Starting learning about DNS, you will have many challenges. It is hard to understand the matter. The best way to understand it is in bite-size chunks. This is why we want to show you the first and most commonly used DNS record types. They are easy to understand, and you will probably start using all of them from day 1. So A, AAAA, CNAME, NS, SOA, MX, PTR, and TXT records are a must.
The A record is what you think when somebody says DNS. It links the domain name to the IP address version 4 that it has. That way, people remember just domain names and don’t bother with IP addresses.
The AAAA record serves the same purpose as the A record, but it makes the connection between a domain name and an IPv6 address. The sixth version brings many more available IP addresses and other additional features. The AAAA records currently are working together with the A records and are saved in the same zone.
CNAME or canonical record is a way to simplify the management of subdomains. You just point the subdomain like www.domain.com to the actual name domain.com (without the www. part), and that way, you don’t need to add extra records for that subdomain. All queries for the subdomain will go to the main one.
The nameserver records have the purpose of showing all the nameservers for the particular domain. You can have multiple NS records and add all the available ns servers.

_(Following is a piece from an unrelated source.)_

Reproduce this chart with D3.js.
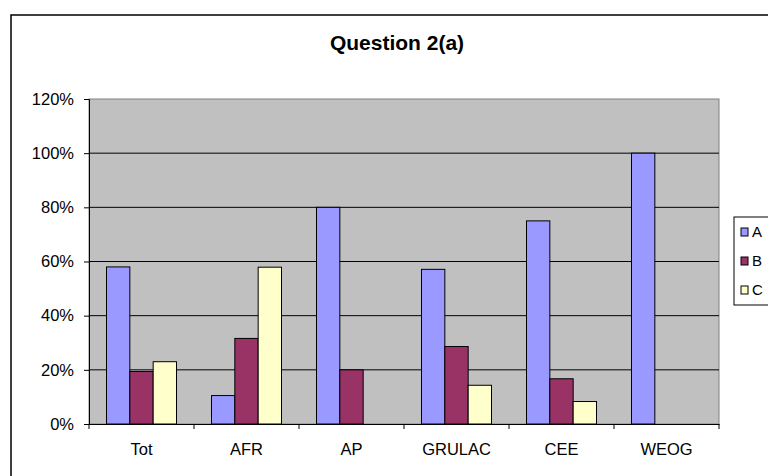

The SOA record will indicate the beginning of authority. It will point to the authoritative name server. The one who has the original information, not a DNS recursive server that has a copy in their cache memory. You must have a SOA record for each zone you are creating.
You need to add MX records to show to the senders, which are the mail servers that you have for the domain name that you have. When they do a MX lookup for the domain, they will see the responsible email server for receiving emails on behalf of that domain name, and they can send the emails without problems. Without a MX record, you can’t actually receive emails or be sure to receive 100% of what people are sending you.
This record is used for backchecks. It points an IPv4 or IPv6 address to a hostname. Why do you need it? Because the rest of the servers somewhere in the world might need to confirm that an IP address really belongs to a hostname before using a service, engage in communication, or any other activity. It is used a lot in the verification of the host.
TXT is a simple and readable DNS record. You can make a txt lookup and from the answer, understand it well. It is used to verify the host or a complete chain of trust. You can see multiple TXT records for the same domain like SPF, DKIM, and DMARC. Each has a different mechanism to check a part and verify that it is correct.
These are the 8 most commonly used DNS record types. These for sure you have to know how to use. Of course, there are more, but this is a great start when you are learning about the DNS.